Sabtu 22 Mar 2014 15:46 WIB

Tahafut Al-Falasifah, Kontroversi Ranah Filsafat (1)

Sampul depan Kitab Tahafut al-Falasifah karya Imam al-Ghazali.
Foto: Wikipedia.org
Sampul depan Kitab Tahafut al-Falasifah karya Imam al-Ghazali.

Oleh: Ani Nursalikah

Karya Al-Ghazali ini menciptakan kontradiksi dalam pemikiran para filsuf tentang Tuhan dan alam semesta.

Filsuf termasyhur Al-Ghazali melalui karyanya Tahafut Al-Falasifah (Kerancuan Filsafat) mengkritik pemikiran filsuf Islam Ibnu Sina.
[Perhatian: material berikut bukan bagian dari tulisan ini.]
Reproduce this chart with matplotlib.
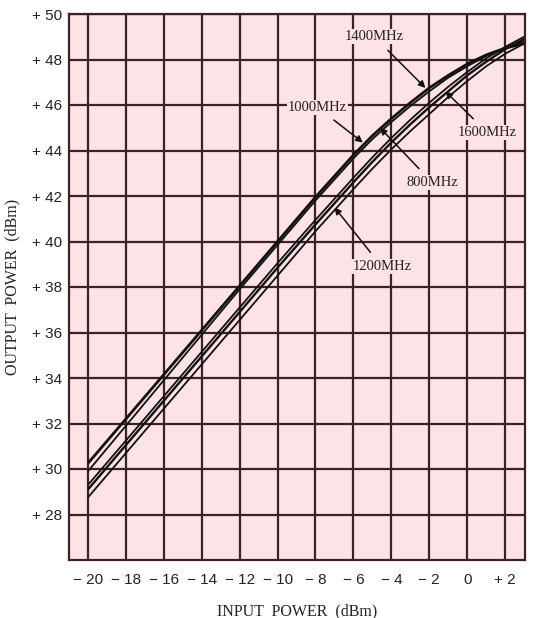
import matplotlib
matplotlib.use("Agg")
import matplotlib.pyplot as plt

# ---- data ----
input_dbm = [-20, -18, -16, -14, -12, -10, -8, -6, -5, -4, -3, -2, -1, 0, 1, 2, 3]

out_1000 = [30.25, 32.2, 34.15, 36.1, 38.05, 40.0, 41.95, 43.8, 44.65, 45.4, 46.1, 46.75, 47.3, 47.8, 48.2, 48.5, 48.7]
out_1400 = [29.9, 31.9, 33.9, 35.9, 37.9, 39.85, 41.8, 43.65, 44.5, 45.25, 45.95, 46.6, 47.2, 47.7, 48.15, 48.5, 48.8]
out_800 = [29.3, 31.25, 33.2, 35.15, 37.1, 39.05, 40.95, 42.8, 43.7, 44.55, 45.35, 46.1, 46.8, 47.45, 48.05, 48.55, 49.0]
out_1600 = [29.1, 31.05, 33.0, 34.95, 36.9, 38.85, 40.75, 42.6, 43.5, 44.35, 45.15, 45.9, 46.6, 47.3, 47.9, 48.45, 48.9]
out_1200 = [28.75, 30.7, 32.65, 34.6, 36.55, 38.5, 40.45, 42.3, 43.2, 44.05, 44.85, 45.6, 46.35, 47.05, 47.7, 48.25, 48.7]

x_ticks = [-20, -18, -16, -14, -12, -10, -8, -6, -4, -2, 0, 2]
x_tick_labels = ["− 20", "− 18", "− 16", "− 14", "− 12", "− 10", "− 8", "− 6", "− 4", "− 2", "0", "+ 2"]
y_ticks = [28, 30, 32, 34, 36, 38, 40, 42, 44, 46, 48, 50]
y_tick_labels = ["+ 28", "+ 30", "+ 32", "+ 34", "+ 36", "+ 38", "+ 40", "+ 42", "+ 44", "+ 46", "+ 48", "+ 50"]

# labels: (text, text position, arrow tip)
labels = ["1400MHz", "1000MHz", "1600MHz", "800MHz", "1200MHz"]
label_xy = [(-4.9, 49.0), (-7.9, 45.9), (1.05, 44.8), (-1.85, 42.6), (-4.5, 38.9)]
arrow_xy = [(-2.2, 46.75), (-5.5, 44.35), (-1.15, 46.6), (-4.6, 45.0), (-7.0, 41.5)]

# ---- figure ----
PINK = "#fde2e6"
GRID = "#3b2224"

fig = plt.figure(figsize=(5.37, 6.18), dpi=100)
ax = fig.add_axes([69 / 537, 1 - 560 / 618, (525 - 69) / 537, (560 - 14) / 618])
ax.set_facecolor(PINK)
ax.set_xlim(-21, 3.05)
ax.set_ylim(26, 50)

ax.set_xticks(x_ticks)
ax.set_xticklabels(x_tick_labels)
ax.set_yticks(y_ticks)
ax.set_yticklabels(y_tick_labels)
ax.tick_params(length=0, labelsize=11)
ax.tick_params(axis="x", pad=9)
ax.tick_params(axis="y", pad=5)
for lab in ax.get_xticklabels() + ax.get_yticklabels():
    lab.set_family("Liberation Sans")
    lab.set_color("#222222")

ax.grid(True, color=GRID, lw=1.6)
ax.set_axisbelow(True)
for s in ax.spines.values():
    s.set_color(GRID)
    s.set_linewidth(1.6)

for ys, lw in [(out_1000, 2.0), (out_1400, 1.3), (out_800, 1.3), (out_1600, 1.7), (out_1200, 1.3)]:
    ax.plot(input_dbm, ys, color="#111111", lw=lw, solid_capstyle="butt", zorder=3)

for txt, txy, axy in zip(labels, label_xy, arrow_xy):
    ax.annotate(txt, xy=axy, xytext=txy, ha="center", va="center",
                fontsize=10.5, family="Liberation Serif", color="#222222",
                bbox=dict(boxstyle="square,pad=0.08", fc=PINK, ec="none"),
                arrowprops=dict(arrowstyle="-|>", color="#111111", lw=1.1,
                                mutation_scale=10, shrinkA=6, shrinkB=0),
                zorder=5)

ax.set_xlabel("INPUT  POWER  (dBm)", family="Liberation Serif", fontsize=11.5,
              labelpad=12, color="#222222")
ax.set_ylabel("OUTPUT  POWER  (dBm)", family="Liberation Serif", fontsize=11.5,
              labelpad=8, color="#222222")

fig.savefig("out.png", dpi=100)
Karya kontroversial ini dibuat pada abad ke-11. Filsuf Muslim seperti Ibnu Sina (Avicenna) dan Al-Farabi (Alpharabius) di cela dalam buku ini. Karya itu berhasil mendongkrak pemikiran filosofi dan teologi Al-Ghazali yang beraliran Asy’ariyah.

Buku ini diawali dengan ringkasan pemikiran filosofis Islam milik Ibnu Sina berjudul Tujuan Filsuf (Maqasid al-Falasifah). Al-Ghazali menyatakan, seseorang harus menguasai gagasan para filsuf sebelum menolak ide-ide mereka. Tahafut disusun menjadi 20 bab.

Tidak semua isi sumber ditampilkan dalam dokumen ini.